Simulacro de democracia


Para muitos artistas e críticos, a Bahia vive hoje o simulacro de democratização. Se o artista precisa da ajuda do governo, mas não compatibiliza com seus discursos, ele precisa assinar o termo invisível da operação neutralizadora da crítica. Deve-se aceitar tudo a contragosto. Ou melhor, degustar mesmo com sabor amargo. Assim, o discurso que despolitiza os artistas dissolve sua adesão e, assim, a politica em moral e a moral em arte. Fica o dito não dito, e “tudo bem” na indústria cultural.


O autoritarismo político no mercado cultural transforma as ameaças em discurso adesivo e tudo vira um carnaval. Nesse procedimento formal e mecanismo de distinção denominado arte interage coma maioria sob as regras daquelas que costumavam ser os mais eficazes comunicadores: as industrias culturais, hoje transformada em vazio.

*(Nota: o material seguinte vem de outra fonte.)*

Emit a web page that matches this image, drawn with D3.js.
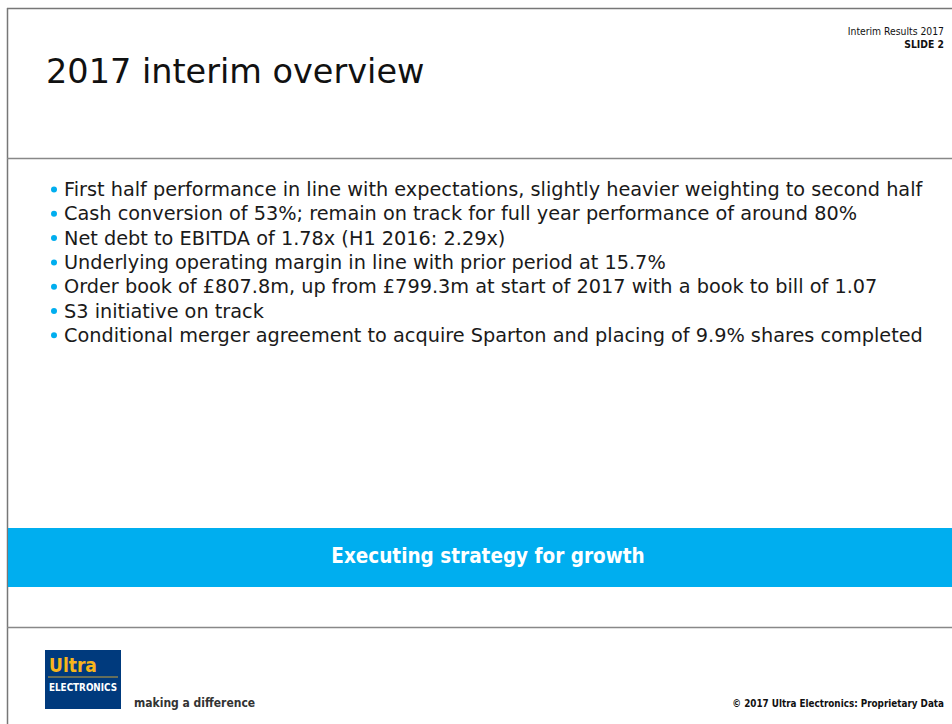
<!DOCTYPE html>
<html>
<head>
<meta charset="utf-8">
<script src="https://cdn.jsdelivr.net/npm/d3@7"></script>
<style>
  body { margin: 0; background: #fff; }
  svg text { font-family: "DejaVu Sans Condensed", "DejaVu Sans", sans-serif; }
  svg text.wide { font-family: "DejaVu Sans", sans-serif; }
</style>
</head>
<body>
<div id="slide"></div>
<script>
// slide content
var title = "2017 interim overview";
var headerLines = ["Interim Results 2017", "SLIDE 2"];
var bullets = [
  "First half performance in line with expectations, slightly heavier weighting to second half",
  "Cash conversion of 53%; remain on track for full year performance of around 80%",
  "Net debt to EBITDA of 1.78x (H1 2016: 2.29x)",
  "Underlying operating margin in line with prior period at 15.7%",
  "Order book of £807.8m, up from £799.3m at start of 2017 with a book to bill of 1.07",
  "S3 initiative on track",
  "Conditional merger agreement to acquire Sparton and placing of 9.9% shares completed"
];
var banner = "Executing strategy for growth";
var tagline = "making a difference";
var copyright = "© 2017 Ultra Electronics: Proprietary Data";

var width = 952, height = 724;

var svg = d3.select('#slide')
  .append('svg')
    .attr('width', width)
    .attr('height', height);

// frame lines
svg.append('line').attr('x1', 7.5).attr('y1', 8).attr('x2', 7.5).attr('y2', height).attr('stroke', '#777').attr('stroke-width', 1.5);
svg.append('line').attr('x1', 7).attr('y1', 8.5).attr('x2', width).attr('y2', 8.5).attr('stroke', '#777').attr('stroke-width', 1.5);
svg.append('line').attr('x1', 7).attr('y1', 158.5).attr('x2', width).attr('y2', 158.5).attr('stroke', '#888').attr('stroke-width', 1.5);
svg.append('line').attr('x1', 7).attr('y1', 627.5).attr('x2', width).attr('y2', 627.5).attr('stroke', '#888').attr('stroke-width', 1.5);

// header
svg.selectAll('.hdr')
  .data(headerLines).enter()
  .append('text')
    .attr('x', 944)
    .attr('y', function(d, i) { return 35 + i * 13; })
    .attr('text-anchor', 'end')
    .style('font-size', '10.3px')
    .style('font-weight', function(d, i) { return i == 1 ? 'bold' : 'normal'; })
    .style('fill', '#111')
    .text(function(d) { return d; });

svg.append('text')
  .attr('class', 'wide')
  .attr('x', 46).attr('y', 83)
  .style('font-size', '33.5px')
  .style('fill', '#111')
  .text(title);

// bullets
var y = d3.scaleBand()
  .domain(d3.range(bullets.length))
  .range([177, 177 + 24.3 * bullets.length]);

var rows = svg.selectAll('.bullet')
  .data(bullets).enter()
  .append('g')
    .attr('transform', function(d, i) { return 'translate(0,' + y(i) + ')'; });

rows.append('circle')
  .attr('cx', 54).attr('cy', 12.5).attr('r', 3)
  .style('fill', '#00aeef');

rows.append('text')
  .attr('class', 'wide')
  .attr('x', 64).attr('y', 19)
  .style('font-size', '19.3px')
  .style('fill', '#1a1a1a')
  .text(function(d) { return d; });

// banner
svg.append('rect')
  .attr('x', 8).attr('y', 528).attr('width', width - 8).attr('height', 59)
  .style('fill', '#00aeef');
svg.append('text')
  .attr('x', 488).attr('y', 563)
  .attr('text-anchor', 'middle')
  .style('font-size', '20.5px')
  .style('font-weight', 'bold')
  .style('fill', '#fff')
  .text(banner);

// logo
var logo = svg.append('g').attr('transform', 'translate(45,650)');
logo.append('rect').attr('width', 76).attr('height', 59).style('fill', '#003a7d');
logo.append('text').attr('x', 4).attr('y', 22)
  .style('font-size', '19px').style('font-weight', 'bold').style('fill', '#f7b51c')
  .text('Ultra');
logo.append('line').attr('x1', 3).attr('x2', 73).attr('y1', 27).attr('y2', 27)
  .attr('stroke', '#c9a23a').attr('stroke-width', 1);
logo.append('text').attr('x', 4).attr('y', 41)
  .attr('textLength', 68).attr('lengthAdjust', 'spacingAndGlyphs')
  .style('font-size', '10.5px').style('font-weight', 'bold').style('fill', '#fff')
  .text('ELECTRONICS');

svg.append('text')
  .attr('x', 134).attr('y', 707)
  .style('font-size', '12px')
  .style('font-weight', 'bold')
  .style('fill', '#333')
  .text(tagline);

svg.append('text')
  .attr('x', 944).attr('y', 707)
  .attr('text-anchor', 'end')
  .style('font-size', '9.8px')
  .style('font-weight', 'bold')
  .style('fill', '#111')
  .text(copyright);
</script>
</body>
</html>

Os artistas e escritores como Octavio Paz e Jorge Luis Borges que mais contribuíram para a independência e profissionalização do campo cultural fizeram, da crítica ao Estado e ao mercado eixos de sua argumentação.


Culturas híbridas


“As ciências sociais contribuem para essa dificuldade com suas diferentes escalas de observação. O antropólogo chega à cidade a pé, o sociólogo de carro e pela pista principal, o comunicólogo de avião. Cada um registra o que pode, constrói uma visão diferente e, portanto, parcial. Há uma quarta perspectiva, a do historiador, que não se adquire entrando, mas saindo da cidade, partindo de seu centro antigo em direção ao seus limites contemporâneos. Mas o centro da cidade atual já está no passado”. (Nestor Garcia Canclini. Culturas Híbridas. São Paulo. Edusp, 6.reimp. ,p.21).


Modernização

No final do século XIX e início do XX houve ondas de modernização impulsionadas pela oligarquia progressista, pela alfabetização e pelos intelectuais europeizados; entre os anos 1920 e 1930, pela expansão do capitalismo e ascensão democratizadora dos setores médios e liberais, pela contribuição de migrantes, pela difusão em massa da escola, pela imprensa e pelo rádio; desde os anos 1940, pela industrialização, pelo crescimento urbano, pelo maior acesso à educação média e superior, pelas novas industrias culturais.


Mas é na segunda metade do século XX que as elites das ciências sociais, da arte e da literatura emitem sinais de modernização sócio econômica. Entre os anos 1950 e 1970 estão as mudanças estruturais: desenvolvimento econômico mais sólido e diversificado que tem sua base no crescimento de indústrias com tecnologia avançada, consolidação e expressão de crescimento urbano iniciado na década de 1940, ampliação do mercado de bens culturais; industrialização de novas tecnologias comunicacionais, especialmente a televisão.